How to Practice

There are two reasons to go to the range: for improvement or for fun.  If you go for the latter, you need not read any further.  I am not saying that practice should not be fun but this article is written for the player who wants to develop their game.  Here are some do’s and don’ts when at the range.


  • You should stretch.
  • Have a plan taht focuses on the short term and the long term.
  • Practice the shots that give you trouble.
  • Stay focused.

Stretching is good for immediate and long-term injury prevention.  Stretching can play a large part in increasing your distance by keeping you loose.  Tight muscles are slow and conversely relaxed muscles are fast.  The more flexible you are the more your can coil and build up energy to release and thus more clubhead speed.  One can not swing too fast.

Compile a record of your statistics from your rounds and look for a pattern of weakness.  That could be too many putts, penalty shots, poor strategy, etc.  Assessing the weaknesses in your game is the first step towards improvement. Success comes from having a good plan that targets your weaknesses or mistakes.  Remember golf is a lifelong sport and you have the choice of staying at your current level or working to get better.  Practice to improve your weakness.

Have a plan for each practice session.  Make your weakness your strength.  It doesn’t make sense to practice what you are best at.  Seek out a qualified instructor to help develop a plan for you.  Correct your flaws and spend some time practicing each aspect of the game.

Take a break after 30 shots or so.  This way you can stay focused and not fall into a slump.  Watch that you don’t follow up a few bad shots with more bad shots by hitting more range balls.  If you find yourself struggling, slow down, concentrate on making a better practice swing, then try to recreate that with the ball.  Golfers have dominant mistakes or tendencies and when you get tired your muscles will go back to those dominant habits.  Your progress can drop towards the end of your practice session if you start to get tired.  Now we are taking a step in the wrong direction erasing any progress we may have made.


  • Don’t be concerned with your how far you hit on the range.
  • Don’t try things that are not relevant to your mistake like tips from friends or unqualified people.
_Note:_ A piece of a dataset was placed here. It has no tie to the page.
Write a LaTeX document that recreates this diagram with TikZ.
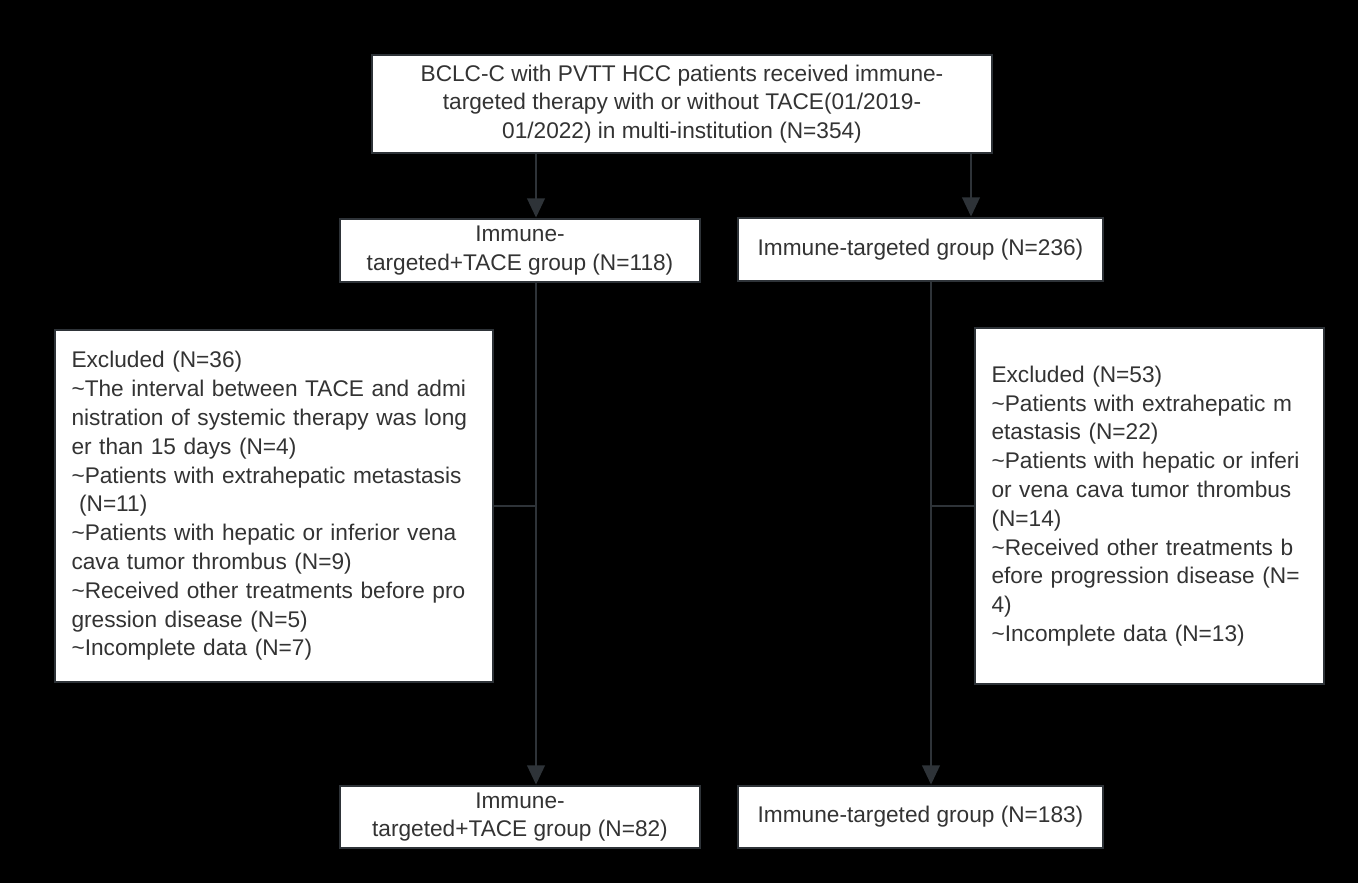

When you hit range balls you should be concerned with your technique and ball flight and not distance.  You don’t play the same ball as they have on the range.  Range balls can be heavier than legal balls and hence may fly farther.  Also, range balls are cheaply made and lack consistency.  Exposure to the elements and temperature changes will surely affect the liveliness of the ball.  Each ball is probably of different age and the wearing down of dimples will affect the consistency of the ball flight.  The yardage markers usually are not accurate and probably not measured from where you are hitting from.  Focus on ball flight and your technique.

If you are working with an instructor on some changes in your swing, stay committed to those changes.  It can be easy to lose the feel of what you are working on.  If this happens don’t abandon what you are working on and start trying other things.  Tips that do not target your mistake will only make your practice more difficult and will also lead to frustration.

Notice there are fewer don’ts, we want to be positive.  Thinking about what we want to do rather than what we don’t.  The mind doesn’t recognize negatives.  When we think about where we do not want the ball to go, that is usually where it winds up.  Start thinking about what you want to accomplish, rather than what you don’t want to happen.   If your plan is correct, the lower scores will come.  Be patient and stick to your plan the results are worth the effort.